The Navajo Nation recently filed suit against the United States government – to the tune of nearly $160 million – for damages and ongoing injuries resulting from a mine spill and the toxic waste that was released into the environment near the tribe’s territory.
The Environmental Protection Agency (EPA) has taken responsibility for the devastating spill, and the agency is also the lawsuit’s primary target. The lawsuit is seeking a cool $159 million in damages, as well as an additional $3.2 million to cover expenses that have already been submitted to the EPA but have not yet been reimbursed.
The catastrophic spill took place in August 2015. An EPA clean-up crew was tasked with pumping out and decontaminating sludge from the mine, but things took a turn for the worse when the team destabilized a dam of loose rocks. Consequently, this led to 3 million gallons of mine waste water and tailings – containing heavy metals like cadmium and lead, and other toxic elements like arsenic and beryllium – into Cement Creek, a tributary of the Animas River.
Naturally, the EPA has maintained that this incident was just an accident. However, some have proposed that this was no accident. It was predicted that perhaps the agency would intentionally sabotage the mine as a means to secure Superfund money. And sure enough, just over a year after the accident, the Gold King Mine was declared a Superfund site. On September 7, 2016, the EPA declared that the area would be on its list of contaminated areas due for federally funded clean-up.
Why weren’t they more careful the first time around? Who knows. NBC News even reported that the federal agency was well aware of the risks involved with the Gold King Mine. Their own internal documents have shown that they knew there was a serious potential for a disastrous “blowout” at an abandoned mine that could release “large volumes” of wastewater laced with heavy metals.
NBC News quotes the report as stating, “In addition, other collapses within the workings may have occurred creating additional water impounding conditions. Conditions may exist that could result in a blowout of the blockages and cause a release of large volumes of contaminated mine waters and sediment from inside the mine, which contain concentrated heavy metals.” A subsequent report from May of 2015 referenced similar concerns.

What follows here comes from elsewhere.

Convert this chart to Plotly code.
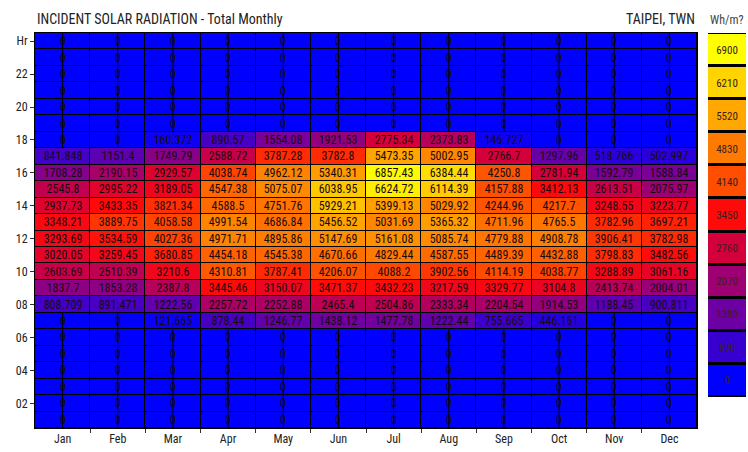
import plotly.graph_objects as go

months = ["Jan", "Feb", "Mar", "Apr", "May", "Jun", "Jul", "Aug", "Sep", "Oct", "Nov", "Dec"]
hour_ticks = [24, 22, 20, 18, 16, 14, 12, 10, 8, 6, 4, 2]
hour_labels = ["Hr", "22", "20", "18", "16", "14", "12", "10", "08", "06", "04", "02"]

# Wh/m2 for hours 18 down to 7 (all other hours are 0)
day_hours = [18, 17, 16, 15, 14, 13, 12, 11, 10, 9, 8, 7]
jan = [0, 841.848, 1708.28, 2545.8, 2937.73, 3348.21, 3293.69, 3020.05, 2603.69, 1837.7, 808.709, 0]
feb = [0, 1151.4, 2190.15, 2995.22, 3433.35, 3889.75, 3534.59, 3259.45, 2510.39, 1853.28, 891.471, 0]
mar = [160.372, 1749.79, 2929.57, 3189.05, 3821.34, 4058.58, 4027.36, 3680.85, 3210.6, 2387.8, 1222.56, 121.665]
apr = [890.57, 2588.72, 4038.74, 4547.38, 4588.5, 4991.54, 4971.71, 4454.18, 4310.81, 3445.46, 2257.72, 878.44]
may = [1554.08, 3787.28, 4962.12, 5075.07, 4751.76, 4686.84, 4895.86, 4545.38, 3787.41, 3150.07, 2252.88, 1246.77]
jun = [1921.53, 3782.8, 5340.31, 6038.95, 5929.21, 5456.52, 5147.69, 4670.66, 4206.07, 3471.37, 2465.4, 1438.12]
jul = [2775.34, 5473.35, 6857.43, 6624.72, 5399.13, 5031.69, 5161.08, 4829.44, 4088.2, 3432.23, 2504.86, 1477.78]
aug = [2373.83, 5002.95, 6384.44, 6114.39, 5029.92, 5365.32, 5085.74, 4587.55, 3902.56, 3217.59, 2333.34, 1222.44]
sep = [146.727, 2766.7, 4250.8, 4157.88, 4244.96, 4711.96, 4779.88, 4489.39, 4114.19, 3329.77, 2204.54, 755.665]
oct_ = [0, 1297.96, 2781.94, 3412.13, 4217.7, 4765.5, 4908.78, 4432.88, 4038.77, 3104.8, 1914.53, 446.161]
nov = [0, 518.766, 1592.79, 2613.51, 3248.55, 3782.96, 3906.41, 3798.83, 3288.89, 2413.74, 1188.45, 0]
dec = [0, 502.997, 1588.84, 2075.97, 3223.77, 3697.21, 3782.98, 3482.56, 3061.16, 2004.01, 900.811, 0]

legend_values = [0, 690, 1380, 2070, 2760, 3450, 4140, 4830, 5520, 6210, 6900]
legend_colors = ["#0000FF", "#3800D0", "#6C00A4", "#9E0074", "#D4003C", "#FF0A0A",
                 "#FF4E00", "#FF7A00", "#FFA800", "#FFD400", "#FFFF00"]

month_series = [jan, feb, mar, apr, may, jun, jul, aug, sep, oct_, nov, dec]
hours = list(range(1, 25))
z = []
for h in hours:
    row = []
    for s in month_series:
        row.append(s[day_hours.index(h)] if h in day_hours else 0)
    z.append(row)
text = [[f"{v:g}" for v in row] for row in z]

zmax = legend_values[-1]
colorscale = [[v / zmax, c] for v, c in zip(legend_values, legend_colors)]

NARROW = "Liberation Sans Narrow, Arial Narrow, Roboto Condensed, Arial, sans-serif"

fig = go.Figure()
fig.add_trace(go.Heatmap(
    z=z, x=list(range(12)), y=hours, text=text, texttemplate="%{text}",
    textfont=dict(family=NARROW, size=12, color="#1a0a10"),
    colorscale=colorscale, zmin=0, zmax=zmax, showscale=False,
    xgap=1, ygap=1, hoverinfo="skip", xaxis="x", yaxis="y"))

fig.add_trace(go.Heatmap(
    z=[[v] for v in legend_values], x=[0], y=list(range(len(legend_values))),
    text=[[str(v)] for v in legend_values], texttemplate="%{text}",
    textfont=dict(family=NARROW, size=11, color="#3a2020"),
    colorscale=colorscale, zmin=0, zmax=zmax, showscale=False,
    ygap=3, hoverinfo="skip", xaxis="x2", yaxis="y2"))

# center divider lines on empty cells
shapes = []
for hi, h in enumerate(hours):
    for m in range(12):
        if z[hi][m] == 0:
            shapes.append(dict(type="line", xref="x", yref="y", x0=m, x1=m,
                               y0=h - 0.5, y1=h + 0.5, line=dict(color="#000000", width=1)))

W, H = 748, 452
L, R, T, B = 35, 2, 33, 24
pw = W - L - R
main_end = (697 - L) / pw
leg_start = (708 - L) / pw
ph = H - T - B
leg_bottom = (H - B - 397) / ph

fig.update_layout(
    width=W, height=H,
    margin=dict(l=L, r=R, t=T, b=B, pad=0),
    paper_bgcolor="white", plot_bgcolor="black",
    font=dict(family=NARROW, size=12, color="#222"),
    shapes=shapes,
    xaxis=dict(domain=[0, main_end], range=[-0.5, 11.5], tickvals=list(range(12)),
               ticktext=months, ticks="", showgrid=False, zeroline=False,
               showline=True, linecolor="black", linewidth=1, mirror=True,
               minor=dict(tickvals=[i + 0.5 for i in range(11)], ticks="outside",
                          ticklen=4, tickcolor="#333"),
               tickfont=dict(size=12, color="#222"), fixedrange=True),
    yaxis=dict(range=[0.5, 24.5], tickvals=hour_ticks, ticktext=hour_labels,
               ticks="outside", ticklen=4, tickcolor="#333", showgrid=False,
               zeroline=False, showline=True, linecolor="black", linewidth=1,
               mirror=True, tickfont=dict(size=12, color="#222"), fixedrange=True),
    xaxis2=dict(domain=[leg_start, 1], range=[-0.5, 0.5], visible=False,
                anchor="y2", fixedrange=True),
    yaxis2=dict(domain=[leg_bottom, 1], range=[-0.5, 10.5], visible=False,
                anchor="x2", fixedrange=True),
    annotations=[
        dict(text="INCIDENT SOLAR RADIATION - Total Monthly", xref="paper", yref="paper",
             x=0, y=1, xanchor="left", yanchor="bottom", yshift=4, showarrow=False,
             font=dict(family=NARROW, size=14, color="#222")),
        dict(text="TAIPEI, TWN", xref="paper", yref="paper", x=main_end, y=1,
             xanchor="right", yanchor="bottom", yshift=4, showarrow=False,
             font=dict(family=NARROW, size=14, color="#222")),
        dict(text="Wh/m?", xref="paper", yref="paper", x=(leg_start + 1) / 2, y=1,
             xanchor="center", yanchor="bottom", yshift=4, showarrow=False,
             font=dict(family=NARROW, size=12, color="#444")),
    ],
)

fig.write_html("out.html")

The catastrophe at the mine contaminated rivers in Colorado, New Mexico and Utah. Just days after the spill, NBC News reported that the EPA was claiming that the contaminant levels in the water had already returned to pre-spill levels, but experts warned that the toxic heavy metals had likely just sunk down into the sediment – just waiting to be stirred back up some day. You would think that the expert folks who work at the EPA would have reached the same conclusion, but then again, it is a federal agency.
The Navajo Nation’s lawsuit claims that the Gold King Mine spill has negatively impacted communities along the San Juan River in the tribe’s territory. In a press release, the Navajo Nation Attorney General Ethel Branch stated that the spill converted the river from a “life-giver and protector,” into a “threat” to the Navajo people, crops and animals.
The request for additional damages will cover long-term ecological and groundwater monitoring, assessments for livestock and agriculture, an on-site laboratory, additional water treatments, alternative water supply reservoirs, cultural preservation and the development of a plan to assess the damages to natural resources.
A letter signed by both the attorney general and attorney John C. Hueston, makes note of all the additional expenditures the Navajo Nation will have to make in order to keep their people safe – and it also accuses the EPA of failing to notify the tribe of the spill for “nearly two days.” The letter also accuses the agency of ignoring the potential dangers, stating that the agency had “insufficient emergency protocols in place,” and was “entirely unprepared to deal with the colossal damage it had unleashed.”
One can only imagine the hurt and anger the people of the Navajo Nation must feel. After all, the EPA has admitted that they knew there were serious risks involved with the Gold King Mine, and yet, the agency proved to be unable to deal with said consequences, or even take the proper precautions to prevent such a tragedy.